Future Cities Perspectives (part 2)
Recently have been announced the winners of the 2018 Skyscraper Competition. The award was established in 2006 to recognize outstanding ideas for vertical living. The competition is an investigation on the public and private space and the role of the individual and the collective in the creation of a dynamic and adaptive vertical community. These ideas, through the novel use of technology, materials, programs, aesthetics, and spatial organizations, challenge the way to understand vertical architecture and its relationship with the natural and built environments.
HONORABLE MENTIONS
LAX 2.0: THE VERTICAL AIRPORT
Jonathan Ortega
United States
Aviation has made the world a smaller place. A century ago it would take weeks to travel across a continent by rail, and months to traverse the oceans by ship; today, travelers can cross an ocean in a matter of hours and circumnavigate the globe in a few short days. As air travel has shrunk the world, however, aviation infrastructure has expanded exponentially. Today’s airports use a massive amount of space for terminals, concourses, taxiways, and runways. This growth is compounded by the surrounding roads and highways feeding into, out of, and around these sprawling airport complexes.

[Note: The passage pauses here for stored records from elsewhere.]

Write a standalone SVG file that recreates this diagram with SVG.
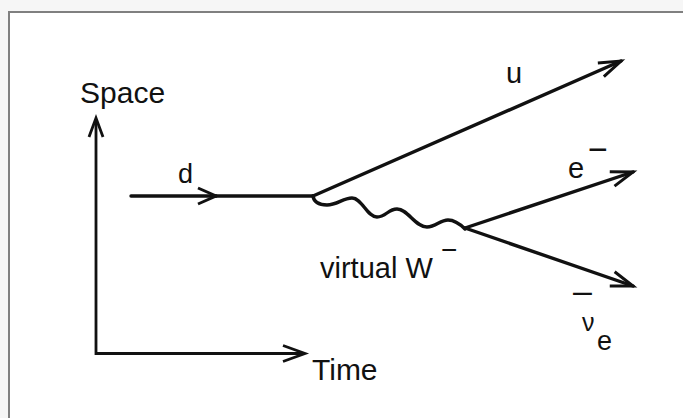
<svg xmlns="http://www.w3.org/2000/svg" width="683" height="418" viewBox="0 0 683 418">
<style>
.t{font-family:"Liberation Sans",Arial,sans-serif;fill:#111}
.ln{stroke:#111;stroke-width:3.4;fill:none;stroke-linecap:round}
.ax{stroke:#111;stroke-width:2.8;fill:none}
</style>
<defs>
<marker id="arr" markerUnits="userSpaceOnUse" viewBox="-26 -12 30 24" refX="0" refY="0" markerWidth="30" markerHeight="24" orient="auto" overflow="visible">
<path d="M-22,-7.5 L0,0 L-22,7.5" fill="none" stroke="#111" stroke-width="3"/>
</marker>
<marker id="arrs" markerUnits="userSpaceOnUse" viewBox="-26 -12 30 24" refX="0" refY="0" markerWidth="30" markerHeight="24" orient="auto" overflow="visible">
<path d="M-18,-8 L0,0 L-18,8" fill="none" stroke="#111" stroke-width="3"/>
</marker>
</defs>
<rect width="683" height="418" fill="#f6f6f6"/>
<rect x="9" y="12" width="700" height="420" fill="#fff" stroke="#808080" stroke-width="2"/>
<g id="axes">
<polyline class="ax" points="96,120 96,353.5 303,353.5"/>
<path class="ax" d="M89,137 L96,118 L103,137"/>
<path class="ax" d="M283,345.5 L305,353.5 L283,361.5"/>
<text class="t" x="80" y="103" font-size="30">Space</text>
<text class="t" x="312" y="380" font-size="30">Time</text>
</g>
<g id="connectors">
<line class="ln" x1="131" y1="196" x2="216" y2="196" marker-end="url(#arrs)"/>
<line class="ln" x1="216" y1="196" x2="313" y2="196"/>
<line class="ln" x1="313" y1="196" x2="621" y2="61" marker-end="url(#arr)"/>
<line class="ln" x1="465" y1="228" x2="633" y2="172" marker-end="url(#arr)"/>
<line class="ln" x1="465" y1="228" x2="633" y2="286" marker-end="url(#arr)"/>
<path class="ln" stroke-width="2.8" d="M313,196 C314,203 320,205 327,205 C337,205 343,198 352,198 C362,198 367,217 377,217 C386,217 388,209 397,209 C408,209 415,227 427,227 C436,227 440,220 448,220 C455,220 460,224 465,229"/>
</g>
<g id="d"><text class="t" x="178" y="183" font-size="27">d</text></g>
<g id="u"><text class="t" x="506" y="83" font-size="29">u</text></g>
<g id="e"><text class="t" font-size="29"><tspan x="568" y="178">e</tspan><tspan x="588" y="161" font-size="34">−</tspan></text></g>
<g id="W"><text class="t" font-size="29"><tspan x="320" y="278">virtual W</tspan><tspan x="441" y="259" font-size="28">−</tspan></text></g>
<g id="nu"><text class="t" font-size="25"><tspan x="573" y="302" font-size="34">–</tspan><tspan x="582" y="331">ν</tspan><tspan x="597" y="350" font-size="27">e</tspan></text></g>
</svg>
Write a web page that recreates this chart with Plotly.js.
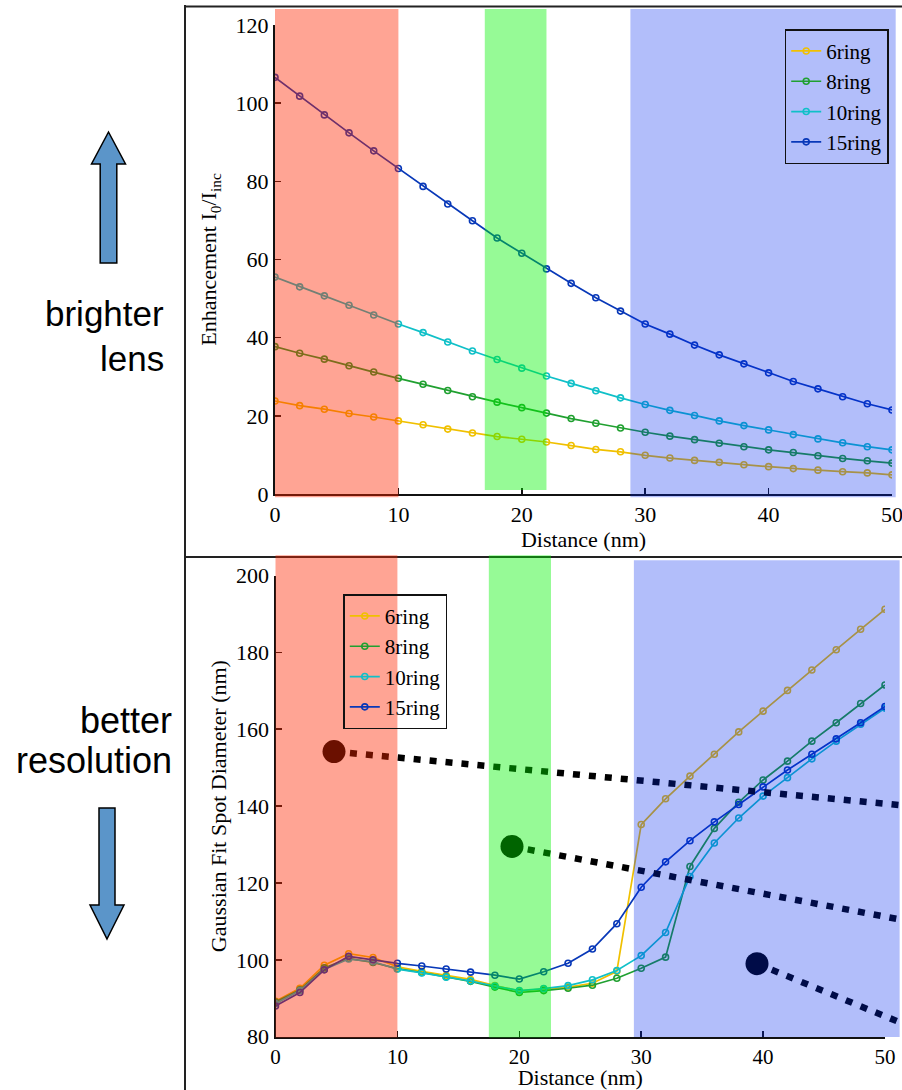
<!DOCTYPE html>
<html><head><meta charset="utf-8">
<script src="https://cdn.plot.ly/plotly-3.0.1.min.js"></script>
<style>html,body{margin:0;padding:0;background:#fff;}#chart{width:902px;height:1090px;}</style>
</head><body><div id="chart"></div>
<script>
// ---------- data ----------
const distance = [0,2,4,6,8,10,12,14,16,18,20,22,24,26,28,30,32,34,36,38,40,42,44,46,48,50];
const seriesNames = ['6ring','8ring','10ring','15ring'];

// Enhancement I0/Iinc (top panel)
const enh6  = [23.8,22.6,21.7,20.6,19.7,18.7,17.7,16.6,15.6,14.7,14.0,13.3,12.4,11.4,10.8,9.9,9.2,8.6,8.1,7.5,7.0,6.5,6.1,5.7,5.4,4.9];
const enh8  = [37.7,36.0,34.5,32.8,31.2,29.6,28.1,26.5,24.9,23.5,22.1,20.7,19.3,18.1,16.9,15.8,14.8,13.9,13.0,12.1,11.3,10.6,9.8,9.1,8.5,7.9];
const enh10 = [55.5,53.0,50.7,48.3,45.8,43.5,41.3,38.9,36.6,34.4,32.2,30.2,28.3,26.4,24.6,22.9,21.4,20.1,18.7,17.5,16.4,15.2,14.1,13.1,12.1,11.3];
const enh15 = [106.6,101.8,97.0,92.4,87.8,83.3,78.7,74.2,69.9,65.5,61.6,57.6,53.9,50.2,46.8,43.5,40.9,38.1,35.6,33.3,31.0,28.8,26.9,24.9,23.1,21.5];

// Gaussian fit spot diameter in nm (bottom panel)
const spot6  = [89.2,92.6,98.6,101.6,100.6,98.2,97.0,96.0,94.9,93.3,91.9,92.4,92.9,93.9,97.0,135.2,141.9,147.8,153.5,159.3,164.7,170.1,175.4,180.7,186.0,191.2];
const spot8  = [89.0,92.2,97.9,100.4,99.3,97.7,96.7,95.6,94.4,92.9,91.5,92.0,92.6,93.4,95.2,97.8,100.7,124.3,134.2,141.0,146.8,151.7,156.9,161.7,166.7,171.5];
const spot10 = [88.6,92.0,97.5,100.2,99.5,97.6,96.6,95.5,94.5,93.2,92.0,92.5,93.3,94.8,97.2,101.1,107.1,121.7,130.4,136.9,142.6,147.4,152.3,156.9,161.3,165.5];
const spot15 = [88.0,91.5,97.4,100.9,100.0,99.1,98.4,97.6,96.8,96.0,95.0,96.9,99.1,102.8,109.4,118.9,125.5,131.0,135.9,140.4,145.0,149.4,153.5,157.5,161.7,165.9];

// highlighted distance bands (nm): near, mid, far
const bandsTop    = [[0,10],[17,22],[28.8,50.3]];
const bandsBottom = [[0,10],[17.5,22.6],[29.4,51.2]];
// callout points on the bottom panel: [distance, diameter] start and end
const calloutStart = [[4.8,154.2],[19.4,129.5],[39.5,99.0]];
const calloutEnd   = [[51.4,140.2],[51.4,110.4],[51.4,83.5]];

// ---------- styling ----------
const W = 902, H = 1090;
const fx = v => v / W, fy = v => 1 - v / H;
const colors = ['#f0c000','#20a030','#10c0c8','#0838b8'];
const serif = 'Liberation Serif';
const XR = [0,50], YR1 = [0,120], YR2 = [80,200];
const dx = v => (v - XR[0]) / (XR[1] - XR[0]);
const dy1 = v => (v - YR1[0]) / (YR1[1] - YR1[0]);
const dy2 = v => (v - YR2[0]) / (YR2[1] - YR2[0]);

const enh = [enh6, enh8, enh10, enh15];
const spot = [spot6, spot8, spot10, spot15];
const traces = [];
function mk(n, i, y, xa, ya, lg) {
  return {x: distance, y: y, name: n, type: 'scatter', mode: 'lines+markers',
    xaxis: xa, yaxis: ya, legend: lg,
    line: {color: colors[i], width: 1.7},
    marker: {symbol: 'circle-open', size: 6, color: colors[i], line: {width: 1.6, color: colors[i]}}};
}
seriesNames.forEach((n, i) => traces.push(mk(n, i, enh[i], 'x', 'y', 'legend')));
seriesNames.forEach((n, i) => traces.push(mk(n, i, spot[i], 'x2', 'y2', 'legend2')));

const axisBase = {showline: true, linecolor: '#111', linewidth: 2, ticks: 'inside', ticklen: 6,
  tickwidth: 1.5, tickcolor: '#111', showgrid: false, zeroline: false, ticklabeloverflow: 'allow',
  tickfont: {family: serif, size: 22, color: '#000'}};

const shapes = [];
// frame lines
const frame = {type: 'line', xref: 'paper', yref: 'paper', layer: 'above', line: {color: '#222', width: 2}};
shapes.push(Object.assign({}, frame, {x0: fx(185), x1: fx(185), y0: 0, y1: fy(5)}));
shapes.push(Object.assign({}, frame, {x0: fx(184), x1: 1, y0: fy(6.5), y1: fy(6.5)}));
shapes.push(Object.assign({}, frame, {x0: fx(184), x1: 1, y0: fy(557), y1: fy(557)}));

// callouts (black, tinted by the bands drawn over them)
calloutStart.forEach((p, i) => {
  const q = calloutEnd[i];
  shapes.push({type: 'line', layer: 'above', xref: 'x2 domain', yref: 'y2 domain',
    x0: dx(p[0]), y0: dy2(p[1]), x1: dx(q[0]), y1: dy2(q[1]),
    line: {color: '#000', width: 6.5, dash: '7px,9px'}});
  shapes.push({type: 'circle', layer: 'above', xref: 'x2', yref: 'y2',
    xsizemode: 'pixel', ysizemode: 'pixel', xanchor: p[0], yanchor: p[1],
    x0: -11.5, x1: 11.5, y0: -11.5, y1: 11.5, fillcolor: '#000', line: {width: 0}});
});

// translucent bands
const bandStyle = [
  {fillcolor: 'rgb(255,38,0)', opacity: 0.42},
  {fillcolor: 'rgb(0,244,0)', opacity: 0.41},
  {fillcolor: 'rgb(0,40,240)', opacity: 0.30}
];
const topY = [[-0.8,124.1],[1.0,124.1],[-0.8,124.1]];
bandsTop.forEach((b, i) => {
  shapes.push(Object.assign({type: 'rect', layer: 'above', xref: 'x domain', yref: 'y domain',
    x0: dx(b[0]), x1: dx(b[1]), y0: dy1(topY[i][0]), y1: dy1(topY[i][1]), line: {width: 0}}, bandStyle[i]));
});
const botY = [[79.8,205.3],[79.8,205.3],[79.9,204.0]];
bandsBottom.forEach((b, i) => {
  shapes.push(Object.assign({type: 'rect', layer: 'above', xref: 'x2 domain', yref: 'y2 domain',
    x0: dx(b[0]), x1: dx(b[1]), y0: dy2(botY[i][0]), y1: dy2(botY[i][1]), line: {width: 0}}, bandStyle[i]));
});

// side arrows
function arrowPath(cx, tipY, headY, endY, hw, sw) {
  const pts = [[cx, tipY],[cx + hw, headY],[cx + sw, headY],[cx + sw, endY],[cx - sw, endY],[cx - sw, headY],[cx - hw, headY]];
  return 'M' + pts.map(p => fx(p[0]).toFixed(5) + ',' + fy(p[1]).toFixed(5)).join(' L') + ' Z';
}
shapes.push({type: 'path', xref: 'paper', yref: 'paper', layer: 'above',
  path: arrowPath(108.5, 132, 164, 263, 17, 8.3), fillcolor: '#5b95c9', line: {color: '#000', width: 1.5}});
shapes.push({type: 'path', xref: 'paper', yref: 'paper', layer: 'above',
  path: arrowPath(107, 939, 905, 808, 17, 8), fillcolor: '#5b95c9', line: {color: '#000', width: 1.5}});

const sideFont = {family: 'Liberation Sans', size: 35, color: '#000'};
const sideFont2 = {family: 'Liberation Sans', size: 36, color: '#000'};
function side(text, xr, yc, f) {
  return {xref: 'paper', yref: 'paper', x: fx(xr), y: fy(yc), xanchor: 'right', yanchor: 'middle',
    align: 'right', text: text, showarrow: false, font: f};
}
const annotations = [
  side('brighter', 166, 313, sideFont),
  side('lens', 166, 358, sideFont),
  side('better', 174, 720, sideFont2),
  side('resolution', 174, 760, sideFont2)
];

const legendBase = {bgcolor: 'rgba(0,0,0,0)', bordercolor: '#111', borderwidth: 1.5,
  font: {family: serif, size: 21, color: '#000'}, itemwidth: 30, tracegroupgap: 0};

const titleFont = {family: serif, size: 22, color: '#000'};
const layout = {
  width: W, height: H, margin: {l: 0, r: 0, t: 0, b: 0},
  paper_bgcolor: '#fff', plot_bgcolor: 'rgba(0,0,0,0)',
  font: {family: serif, color: '#000'},
  xaxis: Object.assign({}, axisBase, {domain: [fx(275), fx(892)], range: XR, dtick: 10, anchor: 'y',
    title: {text: 'Distance (nm)', font: titleFont, standoff: 0}}),
  yaxis: Object.assign({}, axisBase, {domain: [fy(494), fy(25)], range: YR1, dtick: 20, anchor: 'x',
    title: {text: 'Enhancement I<sub>0</sub>/I<sub>inc</sub>', font: titleFont, standoff: 13}}),
  xaxis2: Object.assign({}, axisBase, {domain: [fx(275.5), fx(885)], range: XR, dtick: 10, anchor: 'y2',
    tickfont: {family: serif, size: 21, color: '#000'},
    title: {text: 'Distance (nm)', font: titleFont, standoff: 0}}),
  yaxis2: Object.assign({}, axisBase, {domain: [fy(1036.7), fy(575.5)], range: YR2, dtick: 20, anchor: 'x2',
    title: {text: 'Gaussian Fit Spot Diameter (nm)', font: titleFont, standoff: 3}}),
  legend: Object.assign({}, legendBase, {x: fx(888.7), xanchor: 'right', y: fy(29.3), yanchor: 'top'}),
  legend2: Object.assign({}, legendBase, {x: fx(343.3), xanchor: 'left', y: fy(594.3), yanchor: 'top'}),
  shapes: shapes,
  annotations: annotations,
  showlegend: true
};

Plotly.newPlot('chart', traces, layout, {displayModeBar: false, staticPlot: true});
</script>
</body></html>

Moreover, airports are often hemmed in by the surrounding infrastructure, limiting future growth and complicating current designs. The use of verticality of structures, while not new, opens up new opportunities for development and expansion of airports into smaller footprints, leaving more available land for green space as well as for other development possibilities. Future airports can take advantage of verticality to reduce their land use.